Money and Investing - Performance Results November
Surprisingly, November was another good month for all the asset classes. The large-cap S&P 500 gained almost 2%, while smaller-cap stocks, as measured by the Russell 2000, gained 2.6%. Based on Russell indexes, value edged out growth in both the large- and small-cap areas. I was surprised by the strong performance this month of small caps. As I have explained in my previous newsletters (which can be found on my website http://www.altamontwealth.com the strong out performance of small cap stocks cannot be maintained indefinitely based on current valuation. Mid-caps were the anomaly this month: their 3.6% gain was significantly ahead of both large- and small-caps, and growth beat value by 70 basis points (that’s 0.7%). I frequently find that Mid Cap stocks don’t perform as expected because most of the investment world does not recognize them as a separate asset class.

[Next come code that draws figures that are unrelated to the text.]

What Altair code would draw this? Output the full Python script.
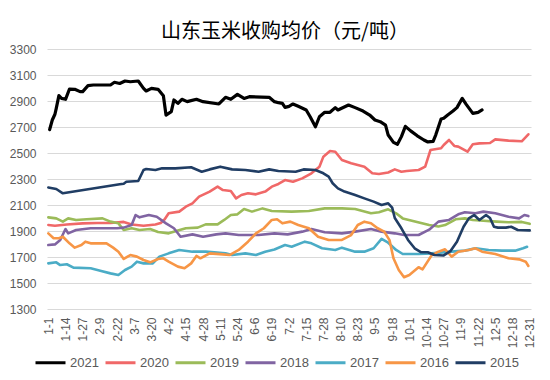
import altair as alt
import pandas as pd

# ---- tick labels (category axis, one label every 13 days) ----
tick_days = [1, 14, 27, 40, 53, 66, 79, 92, 105, 118, 131, 144, 157, 170, 183,
             196, 209, 222, 235, 248, 261, 274, 287, 300, 313, 326, 339, 352, 365]
tick_labels = ["1-1", "1-14", "1-27", "2-9", "2-22", "3-7", "3-20", "4-2", "4-15",
               "4-28", "5-11", "5-24", "6-6", "6-19", "7-2", "7-15", "7-28", "8-10",
               "8-23", "9-5", "9-18", "10-1", "10-14", "10-27", "11-9", "11-22",
               "12-5", "12-18", "12-31"]
y_ticks = [1300, 1500, 1700, 1900, 2100, 2300, 2500, 2700, 2900, 3100, 3300]

series_names = ["2021", "2020", "2019", "2018", "2017", "2016", "2015"]
series_colors = ["#000000", "#f06868", "#9bbb59", "#8064a2", "#4bacc6", "#f79646", "#203d64"]

# ---- series values (day of year, price) ----
d2021 = [2, 4, 6, 7, 9, 11, 14, 17, 21, 25, 27, 31, 35, 48, 51, 55, 59, 63, 69, 73, 75, 79,
         84, 88, 90, 94, 96, 99, 102, 106, 113, 118, 130, 135, 139, 144, 149, 153, 168, 172,
         175, 178, 180, 183, 186, 190, 196, 199, 203, 206, 210, 214, 218, 220, 228, 233, 239,
         244, 248, 252, 256, 258, 262, 265, 268, 271, 275, 280, 285, 288, 292, 294, 298, 300,
         303, 307, 310, 314, 317, 322, 326, 329]
v2021 = [2680, 2754, 2798, 2844, 2941, 2920, 2913, 2992, 2990, 2972, 2972, 3018, 3023, 3023,
         3044, 3035, 3054, 3048, 3054, 2997, 2977, 2997, 2990, 2940, 2792, 2818, 2908, 2882,
         2913, 2895, 2913, 2895, 2877, 2928, 2913, 2951, 2920, 2933, 2928, 2895, 2887, 2882,
         2851, 2859, 2877, 2859, 2831, 2779, 2702, 2779, 2813, 2813, 2849, 2831, 2869, 2849,
         2823, 2792, 2754, 2741, 2715, 2638, 2582, 2567, 2626, 2705, 2670, 2632, 2600, 2585,
         2590, 2640, 2762, 2767, 2792, 2823, 2849, 2920, 2874, 2805, 2813, 2831]

d2020 = [1, 6, 15, 27, 38, 48, 58, 64, 73, 82, 86, 89, 92, 100, 105, 110, 115, 123, 129, 133,
         139, 143, 147, 152, 158, 165, 170, 175, 180, 186, 193, 200, 206, 209, 214, 218, 223,
         230, 240, 246, 251, 258, 263, 268, 272, 281, 286, 290, 298, 300, 304, 308, 311, 318,
         322, 327, 335, 339, 349, 359, 364]
v2020 = [1946, 1941, 1950, 1959, 1962, 1962, 1970, 1950, 1941, 1950, 1962, 1990, 2036, 2049,
         2087, 2113, 2164, 2203, 2241, 2215, 2208, 2151, 2177, 2190, 2182, 2203, 2241, 2262,
         2292, 2279, 2305, 2344, 2395, 2472, 2515, 2510, 2446, 2421, 2395, 2344, 2338, 2350,
         2374, 2356, 2362, 2369, 2395, 2523, 2536, 2562, 2600, 2554, 2549, 2510, 2567, 2574,
         2577, 2605, 2595, 2590, 2644]

d2019 = [1, 7, 12, 16, 22, 30, 42, 48, 54, 58, 64, 70, 78, 84, 92, 99, 105, 114, 120, 129,
         134, 139, 144, 149, 155, 163, 170, 185, 198, 210, 223, 233, 245, 251, 258, 264, 269,
         279, 289, 296, 301, 309, 316, 322, 330, 340, 349, 359, 365]
v2019 = [2005, 1997, 1972, 1997, 1985, 1990, 1997, 1972, 1959, 1908, 1921, 1908, 1915, 1892,
         1882, 1903, 1921, 1926, 1951, 1951, 1985, 2023, 2028, 2069, 2049, 2074, 2054, 2049,
         2054, 2074, 2074, 2069, 2036, 2044, 2067, 2036, 1997, 1972, 1946, 1935, 1946, 1990,
         1997, 1985, 1979, 1972, 1967, 1970, 1955]

d2018 = [1, 6, 10, 14, 16, 22, 33, 53, 58, 64, 67, 70, 77, 83, 90, 96, 101, 110, 118, 128,
         135, 145, 160, 172, 182, 193, 200, 210, 223, 233, 245, 253, 263, 270, 281, 289, 296,
         304, 311, 316, 324, 330, 339, 349, 357, 361, 364]
v2018 = [1792, 1797, 1831, 1915, 1882, 1908, 1921, 1921, 1926, 1946, 2023, 2005, 2023, 2010,
         1959, 1921, 1856, 1874, 1856, 1874, 1882, 1869, 1869, 1882, 1874, 1895, 1915, 1890,
         1882, 1895, 1915, 1895, 1882, 1869, 1869, 1910, 1972, 1985, 2028, 2044, 2036, 2049,
         2036, 2010, 1997, 2023, 2015]

d2017 = [1, 7, 10, 15, 20, 33, 41, 48, 54, 59, 64, 68, 73, 80, 85, 92, 100, 110, 120, 135,
         140, 150, 158, 165, 172, 180, 185, 195, 200, 208, 218, 223, 233, 240, 247, 253, 258,
         264, 269, 281, 291, 306, 316, 324, 334, 344, 354, 360, 363]
v2017 = [1651, 1659, 1638, 1644, 1618, 1613, 1592, 1574, 1562, 1600, 1626, 1664, 1651, 1651,
         1703, 1728, 1754, 1741, 1741, 1728, 1715, 1728, 1715, 1741, 1758, 1792, 1779, 1818,
         1805, 1767, 1754, 1772, 1741, 1741, 1767, 1840, 1810, 1754, 1723, 1723, 1728, 1741,
         1749, 1767, 1754, 1749, 1749, 1767, 1779]

d2016 = [1, 5, 9, 12, 17, 21, 26, 29, 33, 45, 50, 54, 58, 63, 68, 73, 78, 84, 88, 92, 99,
         104, 109, 113, 116, 123, 133, 138, 145, 152, 158, 164, 170, 174, 178, 184, 190, 198,
         205, 213, 223, 230, 235, 240, 245, 250, 255, 259, 262, 266, 270, 274, 281, 284, 291,
         296, 301, 306, 311, 319, 324, 329, 339, 349, 357, 362, 364]
v2016 = [1882, 1844, 1844, 1856, 1805, 1772, 1792, 1818, 1805, 1805, 1772, 1741, 1685, 1715,
         1703, 1677, 1659, 1685, 1690, 1664, 1626, 1613, 1651, 1708, 1690, 1728, 1720, 1715,
         1754, 1818, 1882, 1921, 1985, 1990, 1959, 1972, 1946, 1921, 1856, 1831, 1831, 1869,
         1946, 1972, 1959, 1921, 1895, 1830, 1690, 1600, 1544, 1562, 1621, 1605, 1715, 1741,
         1759, 1703, 1741, 1754, 1767, 1741, 1723, 1690, 1682, 1664, 1631]

d2015 = [1, 7, 12, 55, 58, 60, 69, 73, 75, 82, 87, 97, 109, 117, 123, 131, 140, 150, 160,
         168, 175, 188, 194, 203, 209, 213, 216, 220, 225, 233, 240, 247, 253, 258, 261, 263,
         268, 273, 278, 283, 288, 293, 300, 305, 310, 315, 319, 323, 327, 332, 335, 338, 341,
         347, 351, 356, 365]
v2015 = [2235, 2223, 2190, 2259, 2264, 2279, 2285, 2369, 2377, 2369, 2382, 2382, 2390, 2356,
         2374, 2395, 2374, 2369, 2356, 2374, 2362, 2356, 2374, 2369, 2344, 2318, 2267, 2228,
         2203, 2177, 2151, 2126, 2100, 2113, 2080, 2000, 1921, 1831, 1767, 1736, 1736, 1715,
         1712, 1745, 1818, 1933, 1997, 2023, 1985, 2023, 2000, 1933, 1926, 1926, 1933, 1908,
         1905]

all_days = [d2021, d2020, d2019, d2018, d2017, d2016, d2015]
all_vals = [v2021, v2020, v2019, v2018, v2017, v2016, v2015]

rows = []
for name, ds, vs in zip(series_names, all_days, all_vals):
    for d, v in zip(ds, vs):
        rows.append({"series": name, "day": d, "price": v})
df = pd.DataFrame(rows)

label_array = "[" + ",".join("'%s'" % s for s in tick_labels) + "]"
label_expr = label_array + "[round((datum.value - 1) / 13)]"

chart = alt.Chart(df).mark_line(strokeJoin="round", strokeCap="round").encode(
    x=alt.X("day:Q",
            scale=alt.Scale(domain=[0, 366], nice=False, zero=False),
            axis=alt.Axis(values=tick_days, labelExpr=label_expr, title=None,
                          labelAngle=-90, labelAlign="right", labelBaseline="middle",
                          labelPadding=8, grid=False, domain=False, ticks=False,
                          labelFont="Liberation Sans", labelFontSize=12,
                          labelColor="#595959", labelOverlap=False)),
    y=alt.Y("price:Q",
            scale=alt.Scale(domain=[1300, 3300], nice=False, zero=False),
            axis=alt.Axis(values=y_ticks, format="d", title=None, grid=True,
                          gridColor="#d9d9d9", gridWidth=1, domain=False, ticks=False,
                          labelPadding=11, labelFont="Liberation Sans", labelFontSize=12,
                          labelColor="#595959")),
    color=alt.Color("series:N",
                    scale=alt.Scale(domain=series_names, range=series_colors),
                    legend=alt.Legend(title=None, orient="none", direction="horizontal",
                                      legendX=-13, legendY=297, symbolType="stroke",
                                      symbolSize=900, symbolStrokeWidth=3,
                                      labelFont="Liberation Sans", labelFontSize=13,
                                      labelColor="#595959", columnPadding=0,
                                      labelOffset=3, rowPadding=0, padding=0)),
    strokeWidth=alt.condition(alt.datum.series == "2021", alt.value(3.2), alt.value(2.6)),
    order=alt.Order("day:Q"),
).properties(
    width=484,
    height=260,
    title=alt.TitleParams("山东玉米收购均价（元/吨）", font="Noto Sans CJK SC",
                          fontSize=20, fontWeight="normal", color="#000000",
                          anchor="middle", offset=1, dx=-4),
    autosize=alt.AutoSizeParams(type="none"),
    padding={"left": 39, "top": 41, "right": 9, "bottom": 63},
    background="#ffffff",
).configure_view(stroke=None)

chart.save("out.html", embed_options={"renderer": "svg", "actions": False})
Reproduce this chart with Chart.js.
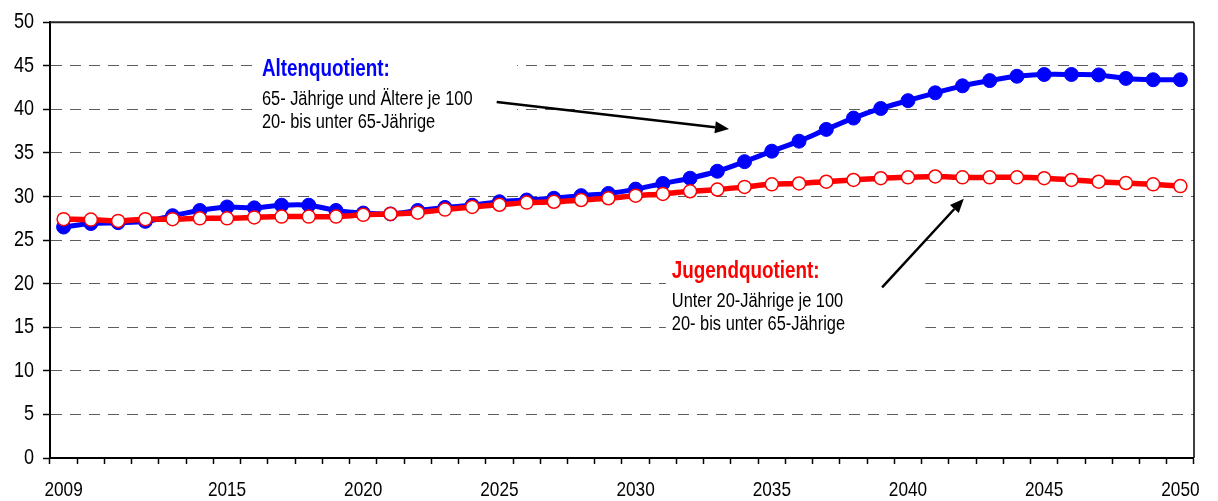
<!DOCTYPE html>
<html>
<head>
<meta charset="utf-8">
<script src="https://cdn.jsdelivr.net/npm/chart.js@4/dist/chart.umd.min.js"></script>
<style>
html,body{margin:0;padding:0;background:#fff;}
#wrap{position:relative;width:1218px;height:501px;}
</style>
</head>
<body>
<div id="wrap"><canvas id="c" width="1218" height="501"></canvas></div>
<script>
// ---- data ----
const years = [2009,2010,2011,2012,2013,2014,2015,2016,2017,2018,
               2019,2020,2021,2022,2023,2024,2025,2026,2027,2028,
               2029,2030,2031,2032,2033,2034,2035,2036,2037,2038,
               2039,2040,2041,2042,2043,2044,2045,2046,2047,2048,
               2049,2050];
const altenquotient = [26.5,26.9,27.0,27.15,27.8,28.4,28.8,28.7,29.0,29.0,
                       28.4,28.1,28.0,28.4,28.75,29.0,29.4,29.6,29.8,30.1,
                       30.35,30.85,31.5,32.1,32.9,34.0,35.2,36.35,37.7,39.0,
                       40.1,41.0,41.9,42.7,43.3,43.8,44.0,44.0,43.95,43.55,
                       43.4,43.4];
const jugendquotient = [27.4,27.35,27.2,27.4,27.4,27.5,27.5,27.6,27.7,27.7,
                        27.7,27.9,28.0,28.15,28.5,28.8,29.05,29.3,29.4,29.6,
                        29.8,30.1,30.3,30.6,30.8,31.1,31.4,31.5,31.7,31.9,
                        32.1,32.2,32.3,32.2,32.2,32.2,32.1,31.9,31.7,31.55,
                        31.4,31.2];
const shownYearLabels = [2009,2015,2020,2025,2030,2035,2040,2045,2050];
const yTicks = [0,5,10,15,20,25,30,35,40,45,50];

const altenTitle = 'Altenquotient:';
const altenLines = ['65- Jährige und Ältere je 100','20- bis unter 65-Jährige'];
const jugendTitle = 'Jugendquotient:';
const jugendLines = ['Unter 20-Jährige je 100','20- bis unter 65-Jährige'];

const FONT = '"Liberation Sans",Arial,sans-serif';
const CONDENSE = 0.82; // emulate a narrow face by horizontal compression

// annotation anchors in data units (category index, value)
const notes = [
  {title: altenTitle, lines: altenLines, color:'#0000FF', at:[7.28, 43.8],
   box:[7.02, 46.6, 16.65, 36.8],
   arrow:[[15.9,40.85],[24.43,37.76]]},
  {title: jugendTitle, lines: jugendLines, color:'#FF0000', at:[22.33, 20.6],
   box:[22.11, 23.2, 31.64, 14.2],
   arrow:[[30.05,19.57],[33.05,29.75]]}
];

// condensed text drawing on this canvas
const canvas = document.getElementById('c');
const ctx2d = canvas.getContext('2d');
const origFillText = ctx2d.fillText.bind(ctx2d);
ctx2d.fillText = function(t, x, y){
  this.save();
  this.translate(x, y);
  this.scale(CONDENSE, 1);
  origFillText(t, 0, 0);
  this.restore();
};

const annotPlugin = {
  id:'annot',
  beforeDatasetsDraw(chart){
    const {ctx, scales:{x,y}, chartArea:a} = chart;
    ctx.save();
    // frame: top and right
    ctx.strokeStyle = '#222'; ctx.lineWidth = 2;
    ctx.beginPath(); ctx.moveTo(a.left, a.top); ctx.lineTo(a.right, a.top); ctx.stroke();
    ctx.strokeStyle = '#000'; ctx.lineWidth = 1.5;
    ctx.beginPath(); ctx.moveTo(a.right, a.top); ctx.lineTo(a.right, a.bottom); ctx.stroke();
    notes.forEach(n=>{
      const bx0 = x.getPixelForValue(n.box[0]), by0 = y.getPixelForValue(n.box[1]);
      const bx1 = x.getPixelForValue(n.box[2]), by1 = y.getPixelForValue(n.box[3]);
      ctx.fillStyle = '#fff';
      ctx.fillRect(bx0, by0, bx1-bx0, by1-by0);
      const tx = x.getPixelForValue(n.at[0]);
      const ty = y.getPixelForValue(n.at[1]);
      ctx.textAlign = 'left'; ctx.textBaseline = 'alphabetic';
      ctx.fillStyle = n.color;
      ctx.font = 'bold 23px ' + FONT;
      ctx.fillText(n.title, tx, ty);
      ctx.fillStyle = '#000';
      ctx.font = '20px ' + FONT;
      n.lines.forEach((l,i)=>ctx.fillText(l, tx, ty + 28.5 + i*23.5));
      // arrow
      const x0 = x.getPixelForValue(n.arrow[0][0]), y0 = y.getPixelForValue(n.arrow[0][1]);
      const x1 = x.getPixelForValue(n.arrow[1][0]), y1 = y.getPixelForValue(n.arrow[1][1]);
      const ang = Math.atan2(y1-y0, x1-x0);
      const hl = 14, hw = 6;
      const bxp = x1 - hl*Math.cos(ang), byp = y1 - hl*Math.sin(ang);
      ctx.strokeStyle = '#000'; ctx.lineWidth = 2.5;
      ctx.beginPath(); ctx.moveTo(x0,y0); ctx.lineTo(bxp,byp); ctx.stroke();
      ctx.fillStyle = '#000';
      ctx.beginPath();
      ctx.moveTo(x1,y1);
      ctx.lineTo(bxp + hw*Math.sin(ang), byp - hw*Math.cos(ang));
      ctx.lineTo(bxp - hw*Math.sin(ang), byp + hw*Math.cos(ang));
      ctx.closePath(); ctx.fill();
    });
    ctx.restore();
  }
};

new Chart(canvas, {
  type:'line',
  data:{
    labels: years,
    datasets:[
      {label:'Jugendquotient', data: jugendquotient, order:0,
       borderColor:'#FF0000', borderWidth:5.5, tension:0.35,
       pointRadius:6.5, pointBackgroundColor:'#FFFFFF', pointBorderColor:'#FF0000', pointBorderWidth:1.5},
      {label:'Altenquotient', data: altenquotient, order:1,
       borderColor:'#0000FF', borderWidth:5, tension:0.35,
       pointRadius:7, pointBackgroundColor:'#0000FF', pointBorderColor:'#0000FF', pointBorderWidth:1}
    ]
  },
  options:{
    responsive:false, animation:false,
    layout:{padding:{top:21,right:22,left:0,bottom:0}},
    plugins:{legend:{display:false}, tooltip:{enabled:false}},
    scales:{
      x:{
        type:'category', offset:true,
        afterFit(s){ s.height = 43; },
        grid:{display:true, drawOnChartArea:false, offset:true, tickLength:6, tickColor:'#000', tickWidth:1.5},
        border:{color:'#000', width:2},
        ticks:{autoSkip:false, maxRotation:0, minRotation:0, padding:14, color:'#000',
               font:{family:FONT, size:21},
               callback(v){ const yr = years[v]; return shownYearLabels.includes(yr) ? String(yr) : ''; }}
      },
      y:{
        min:0, max:50,
        afterFit(s){ s.width = 50; },
        afterBuildTicks(s){ s.ticks = yTicks.map(v=>({value:v})); },
        grid:{color:(c)=> (c.tick && (c.tick.value===0 || c.tick.value===50)) ? 'rgba(0,0,0,0)' : '#5e5e5e',
              lineWidth:1, tickLength:7, tickColor:'#000', tickWidth:1.5, tickBorderDash:[]},
        border:{color:'#000', width:2, dash:[11,8]},
        ticks:{padding:9, color:'#000', font:{family:FONT, size:22}}
      }
    }
  },
  plugins:[annotPlugin]
});
</script>
</body>
</html>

The foreign stock Vanguard Total International benchmark was helped by a declining dollar, and posted a 3.7% gain in November. On the bond side, the Lehman Aggregate Bond Index was up 1.2%; high-yield corporates gained 1.6%, and developed markets foreign bonds climbed by 2.8%. Among our tactical asset class weightings, commodities gained 5.5% and emerging local markets bonds were up 2.2% (both positions are funded from an underweight to bonds). REITs gained another 4.7%, bringing their year-to-date tally to a dizzying 37.6%. I do not recommend owning REITs because they are over valued compared to the market value of the real estate they hold. They are still being valued primarily on the high current dividend rate.